Depending on the point of view, I think that you could also say that Moby Dick was also rooting out an evil, (Captain Ahab and the whalers who were trying to kill him), as well.
jbseth, you are correct. From the whale's point of view, it is the hunters who are evil. Here is a longer extract from "Cosmos and Psyche" by Richard Tarnas:
"One of the most remarkable sequences of synchronicities I have ever observed was a
dramatic convergence of events involving Melville, Moby Dick, and the two planetary cycles we
have been examining in this book. As we have seen, Melville was born in 1819 when Saturn and
Pluto were in conjunction, and also when the Uranus-Pluto square was occurring, which
corresponds to that powerful combination of conflicting complexes and impulses that we observed
in Marx, who was born during the same alignments, and in several especially critical historical
periods such as the mid-1960s and mid-1790s. In Melville and Moby Dick, we can recognize the
potent interaction between these two archetypal complexes: on the one hand, the Uranus-Pluto
themes of the awakening and eruption of nature’s forces in the whale, the unleashing of the
instinctual id in Ahab his act of titanic defiance and the titanic power and creative intensity of the
book Moby Dick itself; and on the other hand, the Saturn-Pluto themes of punitive retribution
against nature and relentless obsession with projected evil, the cauldron of the instincts within Ahab
driving his compulsion for vengeance with inexorable force.

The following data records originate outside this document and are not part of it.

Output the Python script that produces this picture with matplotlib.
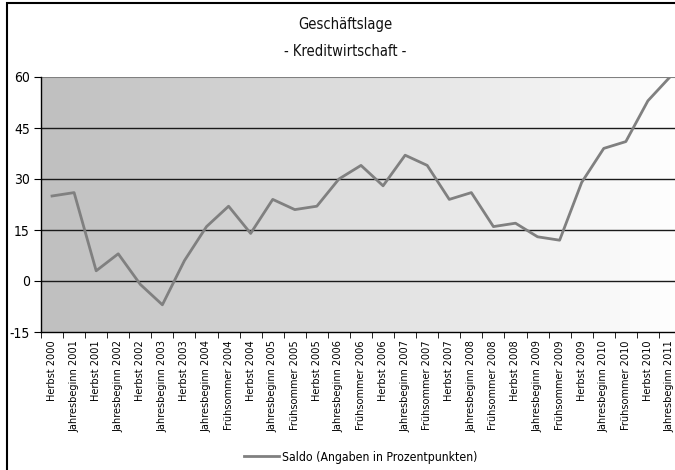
import matplotlib
matplotlib.use("Agg")
import matplotlib.pyplot as plt
import numpy as np
from matplotlib.patches import Rectangle
from matplotlib import font_manager as fm

categories = [
    "Herbst 2000", "Jahresbeginn 2001", "Herbst 2001", "Jahresbeginn 2002",
    "Herbst 2002", "Jahresbeginn 2003", "Herbst 2003", "Jahresbeginn 2004",
    "Frühsommer 2004", "Herbst 2004", "Jahresbeginn 2005", "Frühsommer 2005",
    "Herbst 2005", "Jahresbeginn 2006", "Frühsommer 2006", "Herbst 2006",
    "Jahresbeginn 2007", "Frühsommer 2007", "Herbst 2007", "Jahresbeginn 2008",
    "Frühsommer 2008", "Herbst 2008", "Jahresbeginn 2009", "Frühsommer 2009",
    "Herbst 2009", "Jahresbeginn 2010", "Frühsommer 2010", "Herbst 2010",
    "Jahresbeginn 2011",
]
saldo = [25, 26, 3, 8, -1, -7, 6, 16, 22, 14, 24, 21, 22, 30, 34, 28, 37, 34,
         24, 26, 16, 17, 13, 12, 29, 39, 41, 53, 60]
yticks = [-15, 0, 15, 30, 45, 60]
title_lines = ["Geschäftslage", "- Kreditwirtschaft -"]
legend_label = "Saldo (Angaben in Prozentpunkten)"

names = {f.name for f in fm.fontManager.ttflist}
if 'Liberation Sans Narrow' in names:
    plt.rcParams['font.family'] = ['Liberation Sans Narrow', 'DejaVu Sans']
    scale = 1.0
else:
    plt.rcParams['font.family'] = ['DejaVu Sans']
    plt.rcParams['font.stretch'] = 'condensed'
    scale = 1.0

W, H = 675, 470
fig = plt.figure(figsize=(W / 100, H / 100), dpi=100)
fig.patch.set_facecolor('white')

# outer frame
fig.patches.append(Rectangle((7 / W, -0.05), 1.2, (H - 3) / H + 0.05,
                             transform=fig.transFigure, fill=False,
                             edgecolor='black', linewidth=1.5, zorder=0))

ax = fig.add_axes([41 / W, (H - 332) / H, 640 / W, (332 - 77) / H])
ax.set_facecolor('none')
n = len(categories)
x = np.arange(n)

# gradient background
grad = np.linspace(0.75, 1.0, 256)
img = np.stack([grad, grad, grad], axis=-1)[np.newaxis, :, :].repeat(2, axis=0)
ax.imshow(img, extent=[0, 1, 0, 1], transform=ax.transAxes, aspect='auto',
          zorder=0, interpolation='bilinear')

ax.set_xlim(-0.5, n - 0.5)
ax.set_ylim(yticks[0], yticks[-1])

for yv in yticks[1:]:
    ax.axhline(yv, color='#1a1a1a' if yv != 60 else '#808080',
               linewidth=1.0 if yv != 60 else 1.5, zorder=1)

ax.plot(x, saldo, color='#808080', linewidth=2, zorder=3, label=legend_label)

ax.set_yticks(yticks)
ax.set_yticklabels([str(v) for v in yticks], fontsize=10)
ax.set_xticks(x)
ax.set_xticklabels(categories, rotation=90, fontsize=7.8)
ax.set_xticks(np.arange(-0.5, n, 1), minor=True)
ax.tick_params(axis='x', which='major', length=0, pad=6)
ax.tick_params(axis='x', which='minor', length=4, direction='out', color='black')
ax.tick_params(axis='y', length=5, direction='out', color='black', pad=3)

for side in ['top', 'right']:
    ax.spines[side].set_visible(False)
ax.spines['left'].set_color('black')
ax.spines['bottom'].set_color('black')
ax.spines['left'].set_linewidth(1.0)
ax.spines['bottom'].set_linewidth(1.0)

fig.text(345 / W, 1 - 25 / H, title_lines[0], ha='center', va='center',
         fontsize=10.5, color='#111111')
fig.text(345 / W, 1 - 52 / H, title_lines[1], ha='center', va='center',
         fontsize=10.5, color='#111111')

leg = fig.legend(loc='center', bbox_to_anchor=(361 / W, 1 - 457 / H), frameon=False,
                 fontsize=8.8, handlelength=2.8, handletextpad=0.3)

fig.savefig('out.png', dpi=100)
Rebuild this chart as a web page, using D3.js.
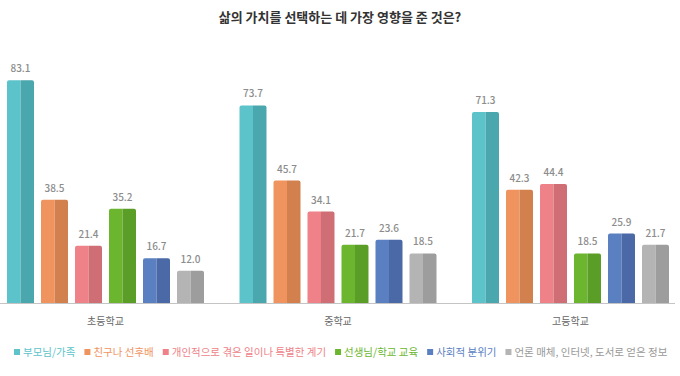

Eleven days after Melville was born, in August 1919, the whaleship Essex departed from
Nantucket for the southern Pacific Ocean, where it was attacked by an eighty-foot whale and sunk.
According to the account later published by the Essex’s first mate, Owen Chase, the whale rammed
the ship deliberately and repeatedly with “fury and vengeance” until it had destroyed and sunk the
ship. The twenty surviving whalers were forced to spend the next ninety-three days unprotected and
starving in rowboats in the open ocean, where most of them eventually died. This fateful voyage,
from its departure through the ramming and sinking of the ship by the whale fifteen months later,
took place during the same Saturn-Pluto conjunction and Uranus-Pluto square of Melville’s birth.
The titanic forces of nature embodied in the whale, a vivid expression of the Plutonic principle of
nature’s elemental power, mass, and instinct, can here be seen as suddenly awakened and erupting
in a most unexpected manner, as is characteristic of the Uranus-Pluto complex.
Yet the whale that
turned upon and destroyed the Essex has also become, like both Moby Dick and Ahab, the
Saturnian agent of judgment, punishment, retribution, and death—precisely reflective of the Saturn-
Pluto complex.Growing up unaware of this dramatic event that occurred so near his birth, Melville in his
early twenties signed on to a three-year whaling voyage, which took him to the same area of the
South Pacific as the scene of the Essex’s sinking. While on that voyage, he happened to meet the
son of Owen Chase, the Essex’s first mate, who loaned him a copy of the father’s original narrative.
Melville was deeply affected by reading “the wondrous story upon the landless sea,” as he later
wrote, “and so close to the very latitude of the shipwreck.”
Exactly one full Saturn-Pluto cycle after Melville’s birth and the sinking of the Essex,
during the very next conjunction of those two planets in 1850–51, Melville wrote and published
Moby Dick. Amazingly, just as Melville was completing his book, in August 1851, with the Saturn-
Pluto conjunction within 4° of exact alignment, the whaleship Ann Alexander was rammed and sunk
by an enraged sperm whale it had been pursuing in the same waters in which the same fate had
befallen the Essex over thirty years earlier—to this day the only two well-documented cases of such
an event. Melville was stunned when he learned of the great coincidence."